Cleanup and construction are underway for this Bellingham waterfront park
Plans for a waterfront park that have been under way for several years should be moving ahead more quickly, now that the location has a new name and cleanup and construction are underway, Bellingham officials said this week.
Salish Landing will be the new name for the 17-acre site that stretches from the south end of Cornwall Avenue along Bellingham Bay toward Boulevard Park.
City Council members unanimously approved the new name Monday night, Jan. 23.
Salish Landing includes the area known as Glass Beach at the south end of Cornwall Avenue, and Glass Beach will retain its colloquial name, Parks and Recreation Department Director Nicole Oliver told The Bellingham Herald.
Gina Austin, a project engineer for the Parks and Recreation Department, told the council’s Parks and Recreation Committee on Monday that the name was crowd-sourced through the city’s Engage Bellingham website and chosen by the Parks Board from more than 500 submissions.
Suggestions ran from serious to silly, including Glass Beach, Lhaq’temish Park, Resting Beach Face and (of course) Beachy McBeachFace.
Bellingham bought the land in 2009 and a plan for its use was adopted in 2014.
After it’s developed, Salish Landing will have a beach, trails, parking, restrooms, benches, bike racks and lighting.
It also will have a kayak launching and landing site, Oliver said.
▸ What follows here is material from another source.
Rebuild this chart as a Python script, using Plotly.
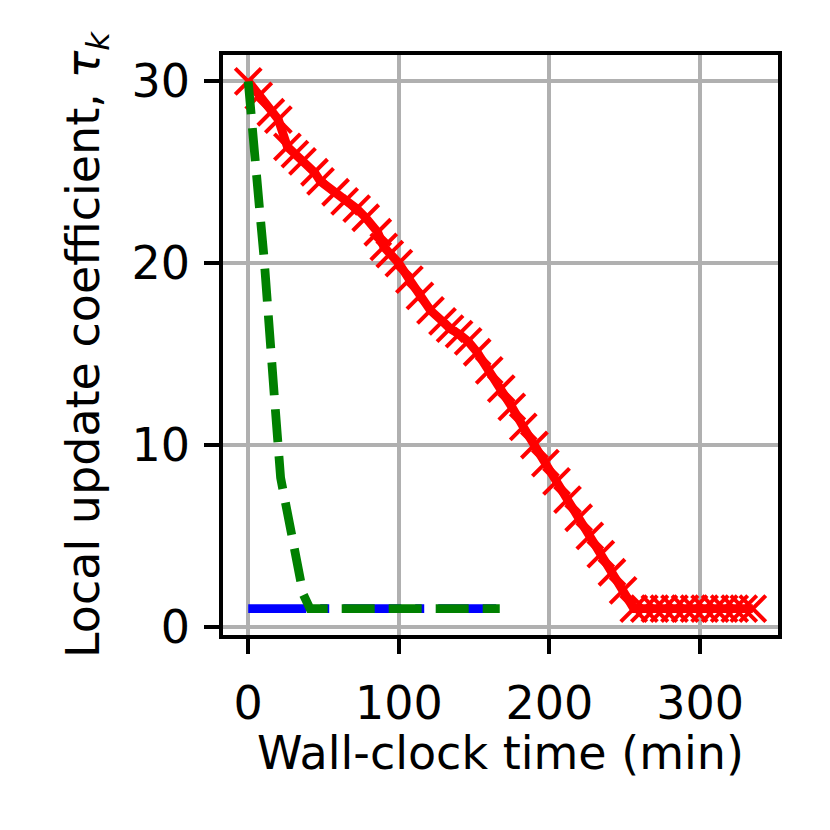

City officials reached out to Lummi Nation and the tribe had no objection to the use of an Indigenous place name, she said.
But first, the city must deal with the legacy of pollution from the area’s previous use as a city dump and by industries such as coal, lumber and wharf operations and a wood treatment facility from 1955 to 1985.
“Our main focus is really to coordinate with the cleanups,” Austin told the parks committee.
Permit applications are pending now, she said.
But some of the early work on the park will be performed in conjunction with the cleanup. Austin said.
“We only want to dig into the contaminated soils once,” she said.
That includes planting trees along that waterfront and installing underground utilities for stormwater.
“There’s a lot of engineering and design that goes into this because of the cleanup. We have a cleanup liner and we have to make sure these planting pits (for trees) don’t disturb that liner,” Austin said.
“We’re still trying to get a lot of vegetation along our shoreline so that we have a nice habitat area,” she said.